>>979
 その後、1950年代のTVの時代になったら、“アメリカの建国神話を作る”ということで、
TVシリーズとして西部の時代の『デイビー・クロケット』というお話を作ったり、
『メリー・ポピンズ』で“人間ドラマとアニメの融合”というのをやってきたんですけども。

 「絵が動いて演技をする」中で、“ミッキーマウス”というキャラクターが生まれて、
映画俳優以上に有名なキャラクターになれたわけですね。

 さらに、「アニメでも長編ストーリーができる」とわかった。

 こういった流れから考えたら、このオーディオ・アニマトロニクスを使ってウォルト・ディズニーは
何をやりたかったのかというと、これは僕の考えなんですけども、1回乗るのに1時間以上かかる、
“長編のオーディオ・アニマトロニクス・アトラクション”をやりたかったんだと思うんですよ。

 カリブの海賊とかホーンテッドマンションという、今、僕らが見ているものは、
名場面のみを集めた5分間のダイジェストなんですよ。
いわば、短編の『蒸気船ウィリー』みたいなものなんですよね。

 おそらく、ウォルトが次世代のディズニーランドのアトラクションとして考えていたのは、
アトラクション1つでディズニーランド1つ分くらいのサイズが必要になる、
1周回るのに60分以上かかるアトラクションじゃないかな、と。

 アニマトロニクスには難しいアクションシーンとかはさすがに無理だろうから、
そこは実写で撮影してアトラクション内のスクリーンに上映して見せるとしても、
基本のドラマとか演技は全てアニマトロニクスでやって、臨場感というのを見せたかったんではないのかな、と。

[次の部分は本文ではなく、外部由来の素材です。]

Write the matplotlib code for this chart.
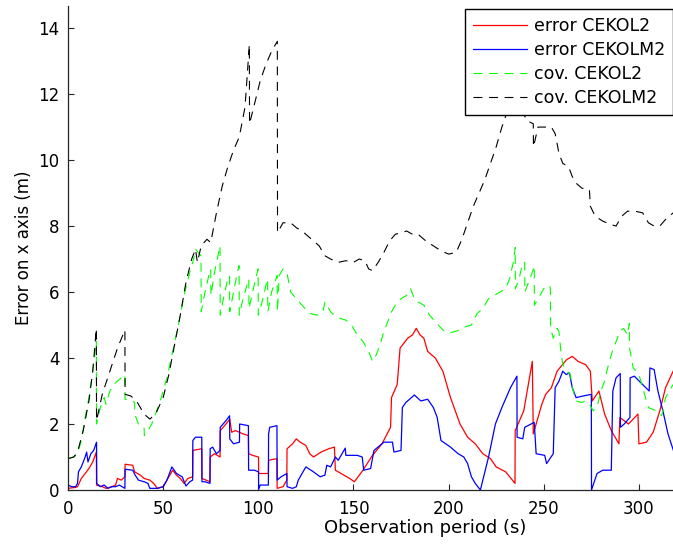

 絵を生きているように見せるディズニーだからこそ、人形とかロボットを生きているように
見せたかったんじゃないのかなというのが、この流れで大体考えたら、僕が思うことです。
・・・
 「アニメというのは“セルアニメ”だけじゃなくて、こんなやり方もできるんだ」
ということを証明し続けてきたディズニーだからこそ、
「今のロボットは、ぎこちない反復運動をしているだけに見えるんだけど、実はやり方によっては生きてるように見えるんだよ」
ということを、何よりも感じていて、表現したかったんだというふうに思います。

 そう考えると、ウォルト・ディズニーの実質的な遺作と言える、
死んでからやっと完成した『メリー・ポピンズ』っていう映画があるんですけども。
この映画、改めて見てみると、実にオーディオ・アニマトロニクスを使ったアトラクション向けに作られてるんですね。

 基本のドラマは全て、家のセットの中で行われているし、メリー・ポピンズが飛び立つところも
「上から釣り上げて、斜め上に滑るように飛ぶ」というふうになっている。
あとは、メリー・ポピンズが使う魔法も、全て現実の舞台上で再現可能なものばかりやってるんですよ。
DVDを持っている人はちょっと確認してみてください。